### STATED GOAL
Transcribe the data in full and exactly, omitting any pictures.

* begin *

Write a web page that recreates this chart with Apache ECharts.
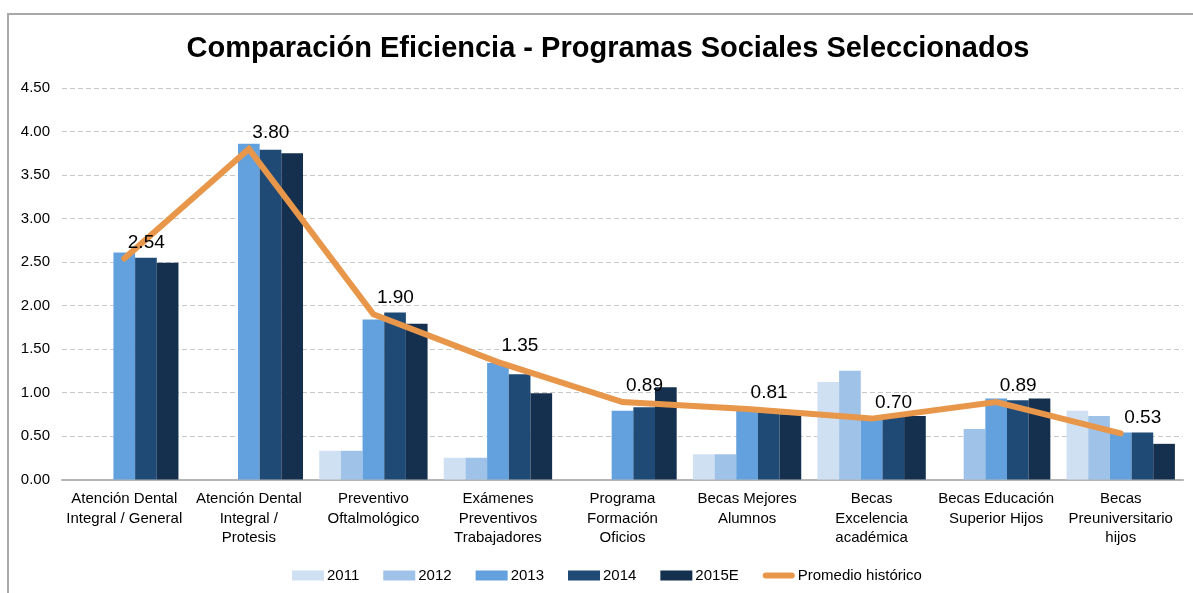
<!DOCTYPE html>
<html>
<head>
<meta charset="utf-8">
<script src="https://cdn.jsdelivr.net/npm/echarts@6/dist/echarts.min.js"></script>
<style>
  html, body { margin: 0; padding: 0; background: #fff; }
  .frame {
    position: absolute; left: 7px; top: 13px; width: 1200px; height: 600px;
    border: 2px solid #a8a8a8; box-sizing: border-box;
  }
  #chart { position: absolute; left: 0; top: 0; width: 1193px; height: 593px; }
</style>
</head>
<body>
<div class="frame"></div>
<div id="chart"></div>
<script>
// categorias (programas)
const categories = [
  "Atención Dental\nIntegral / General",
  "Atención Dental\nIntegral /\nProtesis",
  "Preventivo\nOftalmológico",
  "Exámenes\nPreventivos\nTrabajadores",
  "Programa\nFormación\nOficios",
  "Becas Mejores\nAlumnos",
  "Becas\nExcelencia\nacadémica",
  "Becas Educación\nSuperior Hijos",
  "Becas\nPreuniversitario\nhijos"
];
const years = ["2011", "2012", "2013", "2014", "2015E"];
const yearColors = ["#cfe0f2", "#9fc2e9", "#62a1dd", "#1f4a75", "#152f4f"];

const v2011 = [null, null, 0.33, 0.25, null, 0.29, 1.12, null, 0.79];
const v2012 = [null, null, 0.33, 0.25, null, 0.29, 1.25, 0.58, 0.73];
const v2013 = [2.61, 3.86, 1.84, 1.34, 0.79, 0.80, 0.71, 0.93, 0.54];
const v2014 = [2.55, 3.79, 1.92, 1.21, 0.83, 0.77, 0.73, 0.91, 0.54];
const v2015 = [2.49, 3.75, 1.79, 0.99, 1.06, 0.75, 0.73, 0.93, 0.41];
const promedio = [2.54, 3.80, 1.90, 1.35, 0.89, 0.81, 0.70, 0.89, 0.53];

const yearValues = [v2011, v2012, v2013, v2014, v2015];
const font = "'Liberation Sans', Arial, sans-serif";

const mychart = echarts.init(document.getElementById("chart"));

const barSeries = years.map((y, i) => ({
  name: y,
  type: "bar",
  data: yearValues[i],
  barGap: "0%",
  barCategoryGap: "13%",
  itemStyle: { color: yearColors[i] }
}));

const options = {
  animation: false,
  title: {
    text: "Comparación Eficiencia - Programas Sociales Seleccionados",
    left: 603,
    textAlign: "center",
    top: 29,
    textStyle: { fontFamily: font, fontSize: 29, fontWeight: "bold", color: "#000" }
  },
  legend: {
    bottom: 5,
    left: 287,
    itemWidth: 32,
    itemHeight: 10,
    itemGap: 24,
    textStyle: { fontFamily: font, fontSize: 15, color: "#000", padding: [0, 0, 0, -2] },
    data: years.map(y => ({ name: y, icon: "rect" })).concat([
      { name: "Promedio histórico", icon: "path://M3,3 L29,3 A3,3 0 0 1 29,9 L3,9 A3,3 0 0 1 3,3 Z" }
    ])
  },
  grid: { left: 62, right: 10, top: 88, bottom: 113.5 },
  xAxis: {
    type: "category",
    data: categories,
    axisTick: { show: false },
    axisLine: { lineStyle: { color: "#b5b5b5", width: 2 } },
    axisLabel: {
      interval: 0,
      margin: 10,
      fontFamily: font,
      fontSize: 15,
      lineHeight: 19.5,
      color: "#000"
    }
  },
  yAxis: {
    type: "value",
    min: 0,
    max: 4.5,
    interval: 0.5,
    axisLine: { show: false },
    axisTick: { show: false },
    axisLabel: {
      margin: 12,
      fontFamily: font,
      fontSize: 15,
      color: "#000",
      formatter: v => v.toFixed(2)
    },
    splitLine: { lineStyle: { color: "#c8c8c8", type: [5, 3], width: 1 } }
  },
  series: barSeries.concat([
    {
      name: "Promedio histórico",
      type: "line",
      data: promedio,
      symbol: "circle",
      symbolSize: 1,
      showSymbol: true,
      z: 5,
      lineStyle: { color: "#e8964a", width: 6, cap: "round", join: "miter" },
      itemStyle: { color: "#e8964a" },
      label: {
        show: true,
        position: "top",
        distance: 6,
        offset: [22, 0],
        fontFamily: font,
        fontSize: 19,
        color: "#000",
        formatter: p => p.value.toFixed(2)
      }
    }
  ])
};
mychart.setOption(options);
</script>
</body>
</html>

* end *

### SOLUTION TO THIS TASK
Write a web page that recreates this chart with Apache ECharts.
<!DOCTYPE html>
<html>
<head>
<meta charset="utf-8">
<script src="https://cdn.jsdelivr.net/npm/echarts@6/dist/echarts.min.js"></script>
<style>
  html, body { margin: 0; padding: 0; background: #fff; }
  .frame {
    position: absolute; left: 7px; top: 13px; width: 1200px; height: 600px;
    border: 2px solid #a8a8a8; box-sizing: border-box;
  }
  #chart { position: absolute; left: 0; top: 0; width: 1193px; height: 593px; }
</style>
</head>
<body>
<div class="frame"></div>
<div id="chart"></div>
<script>
// categorias (programas)
const categories = [
  "Atención Dental\nIntegral / General",
  "Atención Dental\nIntegral /\nProtesis",
  "Preventivo\nOftalmológico",
  "Exámenes\nPreventivos\nTrabajadores",
  "Programa\nFormación\nOficios",
  "Becas Mejores\nAlumnos",
  "Becas\nExcelencia\nacadémica",
  "Becas Educación\nSuperior Hijos",
  "Becas\nPreuniversitario\nhijos"
];
const years = ["2011", "2012", "2013", "2014", "2015E"];
const yearColors = ["#cfe0f2", "#9fc2e9", "#62a1dd", "#1f4a75", "#152f4f"];

const v2011 = [null, null, 0.33, 0.25, null, 0.29, 1.12, null, 0.79];
const v2012 = [null, null, 0.33, 0.25, null, 0.29, 1.25, 0.58, 0.73];
const v2013 = [2.61, 3.86, 1.84, 1.34, 0.79, 0.80, 0.71, 0.93, 0.54];
const v2014 = [2.55, 3.79, 1.92, 1.21, 0.83, 0.77, 0.73, 0.91, 0.54];
const v2015 = [2.49, 3.75, 1.79, 0.99, 1.06, 0.75, 0.73, 0.93, 0.41];
const promedio = [2.54, 3.80, 1.90, 1.35, 0.89, 0.81, 0.70, 0.89, 0.53];

const yearValues = [v2011, v2012, v2013, v2014, v2015];
const font = "'Liberation Sans', Arial, sans-serif";

const mychart = echarts.init(document.getElementById("chart"));

const barSeries = years.map((y, i) => ({
  name: y,
  type: "bar",
  data: yearValues[i],
  barGap: "0%",
  barCategoryGap: "13%",
  itemStyle: { color: yearColors[i] }
}));

const options = {
  animation: false,
  title: {
    text: "Comparación Eficiencia - Programas Sociales Seleccionados",
    left: 603,
    textAlign: "center",
    top: 29,
    textStyle: { fontFamily: font, fontSize: 29, fontWeight: "bold", color: "#000" }
  },
  legend: {
    bottom: 5,
    left: 287,
    itemWidth: 32,
    itemHeight: 10,
    itemGap: 24,
    textStyle: { fontFamily: font, fontSize: 15, color: "#000", padding: [0, 0, 0, -2] },
    data: years.map(y => ({ name: y, icon: "rect" })).concat([
      { name: "Promedio histórico", icon: "path://M3,3 L29,3 A3,3 0 0 1 29,9 L3,9 A3,3 0 0 1 3,3 Z" }
    ])
  },
  grid: { left: 62, right: 10, top: 88, bottom: 113.5 },
  xAxis: {
    type: "category",
    data: categories,
    axisTick: { show: false },
    axisLine: { lineStyle: { color: "#b5b5b5", width: 2 } },
    axisLabel: {
      interval: 0,
      margin: 10,
      fontFamily: font,
      fontSize: 15,
      lineHeight: 19.5,
      color: "#000"
    }
  },
  yAxis: {
    type: "value",
    min: 0,
    max: 4.5,
    interval: 0.5,
    axisLine: { show: false },
    axisTick: { show: false },
    axisLabel: {
      margin: 12,
      fontFamily: font,
      fontSize: 15,
      color: "#000",
      formatter: v => v.toFixed(2)
    },
    splitLine: { lineStyle: { color: "#c8c8c8", type: [5, 3], width: 1 } }
  },
  series: barSeries.concat([
    {
      name: "Promedio histórico",
      type: "line",
      data: promedio,
      symbol: "circle",
      symbolSize: 1,
      showSymbol: true,
      z: 5,
      lineStyle: { color: "#e8964a", width: 6, cap: "round", join: "miter" },
      itemStyle: { color: "#e8964a" },
      label: {
        show: true,
        position: "top",
        distance: 6,
        offset: [22, 0],
        fontFamily: font,
        fontSize: 19,
        color: "#000",
        formatter: p => p.value.toFixed(2)
      }
    }
  ])
};
mychart.setOption(options);
</script>
</body>
</html>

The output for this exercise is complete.